- _WHAT YOU WILL DO_
Transcribe only the lines of the listing below from the one holding "Reproduce this chart" through the one holding "const yMinorGrid = [0.25, 0.75];", inclusive, without any change.
------------------------------------------------
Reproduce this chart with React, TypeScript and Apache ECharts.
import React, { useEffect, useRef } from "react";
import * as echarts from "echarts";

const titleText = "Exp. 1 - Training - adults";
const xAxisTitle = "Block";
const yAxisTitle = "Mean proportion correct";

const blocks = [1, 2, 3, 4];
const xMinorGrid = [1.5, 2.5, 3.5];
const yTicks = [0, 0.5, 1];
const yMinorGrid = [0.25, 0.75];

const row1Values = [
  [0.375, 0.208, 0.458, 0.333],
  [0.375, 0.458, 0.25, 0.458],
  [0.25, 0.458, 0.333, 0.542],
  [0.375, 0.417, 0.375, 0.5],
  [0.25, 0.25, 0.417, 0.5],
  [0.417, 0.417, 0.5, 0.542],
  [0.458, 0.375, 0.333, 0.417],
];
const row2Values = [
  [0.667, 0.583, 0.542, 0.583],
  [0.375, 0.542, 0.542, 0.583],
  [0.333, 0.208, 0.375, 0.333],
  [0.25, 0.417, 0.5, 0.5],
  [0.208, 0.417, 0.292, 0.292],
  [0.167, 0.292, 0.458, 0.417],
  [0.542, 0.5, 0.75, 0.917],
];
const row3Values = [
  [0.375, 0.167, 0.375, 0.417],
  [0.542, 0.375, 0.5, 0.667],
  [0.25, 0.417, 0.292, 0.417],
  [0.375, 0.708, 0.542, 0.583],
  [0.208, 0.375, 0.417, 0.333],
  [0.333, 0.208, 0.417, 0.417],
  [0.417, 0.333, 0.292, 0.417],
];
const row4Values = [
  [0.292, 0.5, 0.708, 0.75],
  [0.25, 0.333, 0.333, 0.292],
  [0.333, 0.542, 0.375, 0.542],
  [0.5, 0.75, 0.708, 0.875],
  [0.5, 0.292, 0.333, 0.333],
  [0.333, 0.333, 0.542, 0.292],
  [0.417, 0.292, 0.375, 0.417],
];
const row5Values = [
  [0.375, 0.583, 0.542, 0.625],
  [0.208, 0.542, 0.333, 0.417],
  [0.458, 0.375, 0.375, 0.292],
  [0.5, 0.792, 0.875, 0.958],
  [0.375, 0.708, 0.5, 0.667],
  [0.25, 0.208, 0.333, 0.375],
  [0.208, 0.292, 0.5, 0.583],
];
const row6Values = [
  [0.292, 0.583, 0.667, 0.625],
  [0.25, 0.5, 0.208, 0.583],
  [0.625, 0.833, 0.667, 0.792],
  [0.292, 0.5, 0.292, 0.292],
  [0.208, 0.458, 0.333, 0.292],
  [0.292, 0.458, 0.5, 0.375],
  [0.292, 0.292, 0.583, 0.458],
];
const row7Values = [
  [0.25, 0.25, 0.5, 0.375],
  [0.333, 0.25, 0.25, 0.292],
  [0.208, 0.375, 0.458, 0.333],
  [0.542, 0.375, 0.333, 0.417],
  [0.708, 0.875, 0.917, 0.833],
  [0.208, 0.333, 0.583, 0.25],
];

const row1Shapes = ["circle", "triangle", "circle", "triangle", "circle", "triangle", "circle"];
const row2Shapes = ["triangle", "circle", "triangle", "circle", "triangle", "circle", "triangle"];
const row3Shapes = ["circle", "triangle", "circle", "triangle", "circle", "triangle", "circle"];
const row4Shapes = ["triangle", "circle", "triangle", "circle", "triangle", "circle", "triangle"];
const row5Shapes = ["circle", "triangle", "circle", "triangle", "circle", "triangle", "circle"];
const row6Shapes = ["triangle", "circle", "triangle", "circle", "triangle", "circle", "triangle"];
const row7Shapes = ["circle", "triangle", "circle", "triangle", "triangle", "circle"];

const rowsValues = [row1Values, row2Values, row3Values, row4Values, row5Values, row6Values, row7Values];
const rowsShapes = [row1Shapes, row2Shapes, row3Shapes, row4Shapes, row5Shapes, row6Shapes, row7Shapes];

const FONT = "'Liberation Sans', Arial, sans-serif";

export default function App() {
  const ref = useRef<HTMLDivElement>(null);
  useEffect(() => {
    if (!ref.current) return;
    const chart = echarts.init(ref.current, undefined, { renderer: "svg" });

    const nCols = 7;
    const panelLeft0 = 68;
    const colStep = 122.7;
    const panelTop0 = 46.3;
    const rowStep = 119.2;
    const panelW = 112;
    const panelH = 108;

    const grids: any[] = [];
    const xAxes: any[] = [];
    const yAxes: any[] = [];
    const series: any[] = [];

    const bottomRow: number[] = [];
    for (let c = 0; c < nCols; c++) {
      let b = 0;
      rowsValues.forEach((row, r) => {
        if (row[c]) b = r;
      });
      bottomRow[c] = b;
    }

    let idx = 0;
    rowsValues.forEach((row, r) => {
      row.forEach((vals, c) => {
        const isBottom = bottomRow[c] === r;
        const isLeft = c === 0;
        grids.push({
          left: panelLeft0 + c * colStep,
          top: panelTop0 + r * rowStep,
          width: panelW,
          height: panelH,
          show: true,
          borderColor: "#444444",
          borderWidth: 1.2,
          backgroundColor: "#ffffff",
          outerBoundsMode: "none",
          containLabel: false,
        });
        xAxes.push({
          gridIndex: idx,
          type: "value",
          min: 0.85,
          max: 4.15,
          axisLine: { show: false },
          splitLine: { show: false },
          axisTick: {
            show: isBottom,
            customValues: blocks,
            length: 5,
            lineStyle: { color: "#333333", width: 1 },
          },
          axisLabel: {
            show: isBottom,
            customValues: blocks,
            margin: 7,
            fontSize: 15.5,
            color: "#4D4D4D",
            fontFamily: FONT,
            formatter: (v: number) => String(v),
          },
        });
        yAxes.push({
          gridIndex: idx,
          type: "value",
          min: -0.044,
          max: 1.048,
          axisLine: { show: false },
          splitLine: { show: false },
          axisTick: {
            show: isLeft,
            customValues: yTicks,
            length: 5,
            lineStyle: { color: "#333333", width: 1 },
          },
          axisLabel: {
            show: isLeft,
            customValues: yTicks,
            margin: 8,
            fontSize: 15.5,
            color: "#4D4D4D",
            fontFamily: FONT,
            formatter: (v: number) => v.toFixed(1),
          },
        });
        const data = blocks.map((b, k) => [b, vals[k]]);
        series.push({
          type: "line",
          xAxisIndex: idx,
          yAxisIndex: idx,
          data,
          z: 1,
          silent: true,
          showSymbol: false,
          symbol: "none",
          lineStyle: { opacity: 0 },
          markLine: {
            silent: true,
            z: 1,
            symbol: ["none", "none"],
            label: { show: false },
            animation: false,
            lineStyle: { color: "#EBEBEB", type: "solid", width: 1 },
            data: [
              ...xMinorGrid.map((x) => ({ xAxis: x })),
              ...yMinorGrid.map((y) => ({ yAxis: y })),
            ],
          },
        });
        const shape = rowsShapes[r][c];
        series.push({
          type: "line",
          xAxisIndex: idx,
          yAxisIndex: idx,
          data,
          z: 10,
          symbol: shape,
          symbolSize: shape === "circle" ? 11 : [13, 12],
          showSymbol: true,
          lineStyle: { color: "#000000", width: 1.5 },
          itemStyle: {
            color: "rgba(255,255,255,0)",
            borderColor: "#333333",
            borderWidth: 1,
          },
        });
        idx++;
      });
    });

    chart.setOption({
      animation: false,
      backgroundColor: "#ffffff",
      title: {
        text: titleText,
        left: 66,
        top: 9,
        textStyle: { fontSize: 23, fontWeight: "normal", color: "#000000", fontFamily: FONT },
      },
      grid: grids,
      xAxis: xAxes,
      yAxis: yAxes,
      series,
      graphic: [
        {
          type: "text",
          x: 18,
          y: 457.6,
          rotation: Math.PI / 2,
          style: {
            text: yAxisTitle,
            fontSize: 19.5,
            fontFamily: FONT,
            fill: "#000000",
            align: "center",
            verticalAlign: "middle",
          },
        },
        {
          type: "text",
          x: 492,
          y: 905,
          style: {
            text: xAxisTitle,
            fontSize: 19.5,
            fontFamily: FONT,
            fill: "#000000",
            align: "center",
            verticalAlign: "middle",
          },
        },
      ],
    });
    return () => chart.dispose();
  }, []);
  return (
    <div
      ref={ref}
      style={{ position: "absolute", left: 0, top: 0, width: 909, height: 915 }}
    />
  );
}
------------------------------------------------
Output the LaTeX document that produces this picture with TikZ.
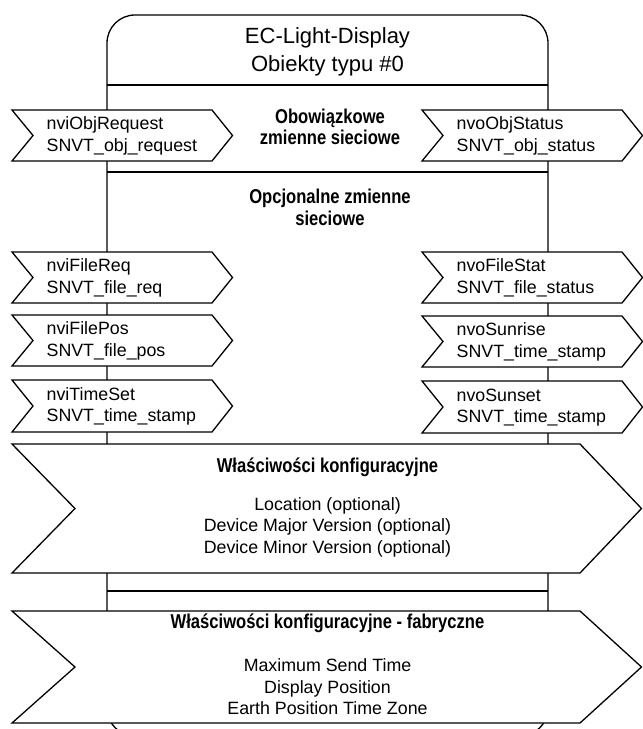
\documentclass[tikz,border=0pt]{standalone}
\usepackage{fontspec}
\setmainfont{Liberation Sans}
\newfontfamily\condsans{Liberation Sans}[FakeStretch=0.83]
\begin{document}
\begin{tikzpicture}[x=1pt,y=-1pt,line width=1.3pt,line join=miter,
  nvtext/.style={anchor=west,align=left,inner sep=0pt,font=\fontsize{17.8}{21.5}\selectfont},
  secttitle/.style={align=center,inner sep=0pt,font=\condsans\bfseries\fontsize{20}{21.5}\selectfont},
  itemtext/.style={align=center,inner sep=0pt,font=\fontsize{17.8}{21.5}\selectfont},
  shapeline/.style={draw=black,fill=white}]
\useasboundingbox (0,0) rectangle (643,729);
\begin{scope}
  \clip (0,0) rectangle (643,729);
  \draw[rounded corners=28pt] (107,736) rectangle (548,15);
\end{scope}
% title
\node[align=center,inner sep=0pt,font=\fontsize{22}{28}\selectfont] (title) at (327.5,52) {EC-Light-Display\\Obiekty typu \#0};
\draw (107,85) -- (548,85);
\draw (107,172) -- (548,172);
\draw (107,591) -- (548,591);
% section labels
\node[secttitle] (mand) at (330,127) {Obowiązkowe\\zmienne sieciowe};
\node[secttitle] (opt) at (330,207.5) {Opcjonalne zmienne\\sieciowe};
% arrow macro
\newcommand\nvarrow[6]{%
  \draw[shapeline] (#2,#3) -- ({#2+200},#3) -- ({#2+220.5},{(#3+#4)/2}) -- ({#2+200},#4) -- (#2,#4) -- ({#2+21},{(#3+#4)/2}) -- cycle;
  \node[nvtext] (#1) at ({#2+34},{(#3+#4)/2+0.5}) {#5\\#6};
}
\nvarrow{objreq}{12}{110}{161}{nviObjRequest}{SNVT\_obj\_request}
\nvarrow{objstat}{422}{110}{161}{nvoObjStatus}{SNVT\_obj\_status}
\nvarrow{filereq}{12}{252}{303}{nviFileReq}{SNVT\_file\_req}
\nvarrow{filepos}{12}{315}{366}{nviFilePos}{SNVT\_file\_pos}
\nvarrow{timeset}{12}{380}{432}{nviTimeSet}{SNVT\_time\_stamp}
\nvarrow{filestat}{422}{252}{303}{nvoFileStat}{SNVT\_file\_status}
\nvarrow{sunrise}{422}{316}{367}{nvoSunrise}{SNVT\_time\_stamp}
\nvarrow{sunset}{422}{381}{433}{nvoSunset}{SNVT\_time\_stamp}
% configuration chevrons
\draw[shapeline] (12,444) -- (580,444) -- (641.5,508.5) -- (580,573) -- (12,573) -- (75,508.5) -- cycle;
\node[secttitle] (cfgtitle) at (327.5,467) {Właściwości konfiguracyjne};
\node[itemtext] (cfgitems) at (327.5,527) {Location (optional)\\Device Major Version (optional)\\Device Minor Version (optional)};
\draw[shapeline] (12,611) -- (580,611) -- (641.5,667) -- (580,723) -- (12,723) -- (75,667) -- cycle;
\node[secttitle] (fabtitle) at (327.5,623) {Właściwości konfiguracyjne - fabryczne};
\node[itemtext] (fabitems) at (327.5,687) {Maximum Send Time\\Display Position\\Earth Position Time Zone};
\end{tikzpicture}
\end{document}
------------------------------------------------
- _EXERCISE RESULT_
Reproduce this chart with React, TypeScript and Apache ECharts.
import React, { useEffect, useRef } from "react";
import * as echarts from "echarts";

const titleText = "Exp. 1 - Training - adults";
const xAxisTitle = "Block";
const yAxisTitle = "Mean proportion correct";

const blocks = [1, 2, 3, 4];
const xMinorGrid = [1.5, 2.5, 3.5];
const yTicks = [0, 0.5, 1];
const yMinorGrid = [0.25, 0.75];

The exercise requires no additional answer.